The crippled and deformed figures in the earlier works of Picasso contrast with the agile grace of the bodies of the circus people. A preference for representing single figures in their solitude will give way to related figure compositions. Picasso began to establish a harmony, a peace, which seemed possible due to an improvement in his economic and social situation and a more amicable environment.

In 1905, Picasso painted over twenty-five versions of harlequins including one that is definitely a self-portrait dressed in harlequin costume. Four of these paintings are closely related to each other and to the previously mentioned "Portrait of a Dominican" (15A) and the "Portrait of an Unknown Lady" (9A) by El Greco.

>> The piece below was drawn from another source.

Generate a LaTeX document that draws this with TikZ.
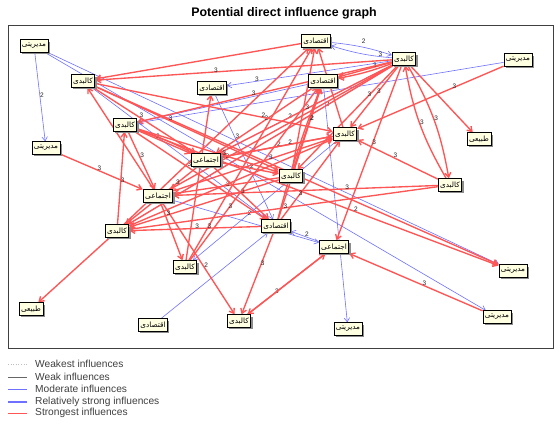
\documentclass[tikz,border=0pt]{standalone}
\usepackage{fontspec}
\setmainfont{Liberation Sans}
\newfontfamily\arabicfont[Script=Arabic]{DejaVu Sans}
\TeXXeTstate=1
\usetikzlibrary{arrows.meta,shadows}
\newcommand\fa[1]{\beginR#1\endR}
\definecolor{redc}{RGB}{255,85,85}
\definecolor{bluec}{RGB}{112,112,255}
\definecolor{boxc}{RGB}{255,255,226}
\pgfdeclarelayer{bg}
\pgfsetlayers{bg,main}
\tikzset{
 box/.style={draw=black, line width=0.8pt, fill=boxc, inner xsep=2pt, inner ysep=0pt,
   minimum height=12.5pt, font=\arabicfont\fontsize{7.3}{8}\selectfont,
   drop shadow={shadow xshift=1.8pt,shadow yshift=-1.8pt,fill=black!45,opacity=1}},
 re/.style={draw=redc, line width=1.35pt, -{Straight Barb[length=4.5pt,width=6pt]}},
 be/.style={draw=bluec, line width=0.6pt, -{Straight Barb[length=4pt,width=5.5pt]}},
 lbl/.style={font=\fontsize{6.5}{6.5}\selectfont, inner sep=0.5pt, text=black!85, xshift=2pt, yshift=2pt},
 legtxt/.style={anchor=west, font=\fontsize{10.2}{11}\selectfont, text=black!75, inner sep=0pt}
}
\begin{document}
\begin{tikzpicture}[x=1pt,y=-1pt]
\useasboundingbox (0,0) rectangle (560,425);
\node[font=\fontsize{12.4}{14}\selectfont\bfseries] (title) at (284,13) {Potential direct influence graph};
% nodes
\node[box] (n1) at (34,46) {\fa{مدیریتی}};
\node[box] (n2) at (83,81) {\fa{کالبدی}};
\node[box] (n3) at (212,88) {\fa{اقتصادی}};
\node[box] (n4) at (125,125) {\fa{کالبدی}};
\node[box] (n5) at (46,148) {\fa{مدیریتی}};
\node[box] (n6) at (206,160) {\fa{اجتماعی}};
\node[box] (n7) at (316,41) {\fa{اقتصادی}};
\node[box] (n8) at (404,59) {\fa{کالبدی}};
\node[box] (n9) at (518,60) {\fa{مدیریتی}};
\node[box] (n10) at (323,81) {\fa{اقتصادی}};
\node[box] (n11) at (345,134) {\fa{کالبدی}};
\node[box] (n12) at (479,139) {\fa{طبیعی}};
\node[box] (n13) at (291,176) {\fa{کالبدی}};
\node[box] (n14) at (450,185) {\fa{کالبدی}};
\node[box] (n15) at (158,196) {\fa{اجتماعی}};
\node[box] (n16) at (117,231) {\fa{کالبدی}};
\node[box] (n17) at (276,226) {\fa{اقتصادی}};
\node[box] (n18) at (334,247) {\fa{اجتماعی}};
\node[box] (n19) at (185,267) {\fa{کالبدی}};
\node[box] (n20) at (513,271) {\fa{مدیریتی}};
\node[box] (n21) at (31,309) {\fa{طبیعی}};
\node[box] (n22) at (153,325) {\fa{اقتصادی}};
\node[box] (n23) at (239,321) {\fa{کالبدی}};
\node[box] (n24) at (348,329) {\fa{مدیریتی}};
\node[box] (n25) at (497,317) {\fa{مدیریتی}};
\begin{pgfonlayer}{bg}
\fill[white] (0,0) rectangle (560,425);
\draw[black!75, line width=0.8pt] (8,25) rectangle (553,348);
% blue edges
\foreach \a/\b/\l/\p [count=\i] in {n1/n5/2/.5, n1/n20//.5, n1/n25//.5, n8/n3/3/.83,
  n9/n4//.5, n3/n17/3/.35, n10/n24/2/.08, n18/n17/2/.5, n22/n17//.5, n15/n18//.5,
  n8/n6/2/.6, n8/n16//.5, n2/n17//.5, n10/n4//.5, n11/n19/2/.62}
  {\draw[be] (\a) -- node[lbl,pos=\p] (bl\i) {\l} (\b);}
\draw[be] (n7) to[bend left=6] node[lbl,pos=.5,yshift=4pt] (bl16) {2} (n8);
\draw[be] (n8) to[bend left=6] node[lbl,pos=.2] (bl17) {3} (n7);
% red edges
\foreach \a/\b/\l/\p [count=\i] in {n8/n2/3/.6, n7/n2//.5, n8/n10/3/.35, n8/n13/3/.3,
  n8/n6/3/.5, n8/n4/3/.55, n8/n15/3/.75, n8/n16//.5, n8/n11/3/.45, n8/n18/3/.45,
  n8/n12//.5, n9/n11/3/.35, n14/n11/3/.55, n14/n16/3/.5, n14/n15/3/.35,
  n2/n20//.5, n4/n20/2/.6, n25/n18/3/.45, n23/n18/3/.35, n18/n23//.5,
  n17/n23/3/.4, n15/n23/2/.58, n15/n19//.5, n5/n15/3/.45, n16/n21//.5,
  n15/n2//.5, n4/n6/3/.35, n4/n17/3/.4, n4/n15/3/.45, n16/n4/3/.45,
  n6/n16/3/.3, n13/n16/3/.75, n17/n16/3/.5, n13/n15/3/.5, n17/n10/2/.75,
  n13/n10/2/.6, n11/n7//.5, n13/n7//.5, n16/n7//.5, n19/n7/3/.15,
  n19/n3//.5, n6/n17/3/.5, n2/n13/3/.4, n2/n6/3/.45, n6/n11/2/.5,
  n15/n11/3/.6, n16/n11//.5, n11/n6/2/.4, n10/n6/3/.5, n17/n11/3/.3,
  n19/n10/3/.3, n6/n13/2/.5, n2/n11/2/.7, n4/n13/3/.6}
  {\draw[re] (\a) -- node[lbl,pos=\p] (rl\i) {\l} (\b);}
\draw[re] (n4) to[bend left=4] (n6);
\draw[re] (n17) to[bend left=3] (n10);
\draw[re] (n8) to[bend left=5] (n10);
\draw[re] (n8) to[bend left=10] node[lbl,pos=.5] (rl90) {3} (n14);
\draw[re] (n14) to[bend left=10] node[lbl,pos=.5] (rl91) {3} (n8);
\end{pgfonlayer}
% legend
\coordinate (la1) at (8,364); \coordinate (lb1) at (27,364);
\coordinate (la2) at (8,377); \coordinate (lb2) at (27,377);
\coordinate (la3) at (8,389); \coordinate (lb3) at (27,389);
\coordinate (la4) at (8,402); \coordinate (lb4) at (27,402);
\coordinate (la5) at (8,413); \coordinate (lb5) at (27,413);
\draw[black!25, dotted, line width=0.6pt] (la1) -- (lb1);
\draw[black!60, line width=0.5pt] (la2) -- (lb2);
\draw[bluec, line width=0.6pt] (la3) -- (lb3);
\draw[bluec, line width=1.4pt] (la4) -- (lb4);
\draw[redc, line width=1pt] (la5) -- (lb5);
\node[legtxt] (t1) at (35,364) {Weakest influences};
\node[legtxt] (t2) at (35,377) {Weak influences};
\node[legtxt] (t3) at (35,389) {Moderate influences};
\node[legtxt] (t4) at (35,402) {Relatively strong influences};
\node[legtxt] (t5) at (35,413) {Strongest influences};
\end{tikzpicture}
\end{document}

"The Frugal Repast" 1904 (16)

Picasso searched "Napoleon Visiting the Pest House at Jaffa" (16A) by Antoine Jean Gros and Titian's "Ecce Homo" (16B) to find faces for his "The Frugal Repast" (16). Interested in portraying misery and suffering, Picasso preferred to study misfortune at some distance now through the eyes of other artists.

Hamilton relates this work to the production of Picasso's friend Nonell: “The simplified contours and modeling may owe something to his friend and compatriot Isidro Nonell y Monturiol (1872-1911), whom Picasso knew in Barcelona and whose studio in Paris he shared for a time. Nonell had treated the theme of the physically and mentally handicapped in his drawings of the "Cretins" of Bohi in 1896, with similarly encompassing outlines and broadly modelled forms. In his work around 1900 there is the same atmosphere of physical and moral fatigue that we find in Picasso's. He also used monochromatic schemes, usually a dark blue-green” (Hamilton 142).

"Salome" 1905 (17)


"Salome," a drypoint (17) is another example of the impact of Ingres.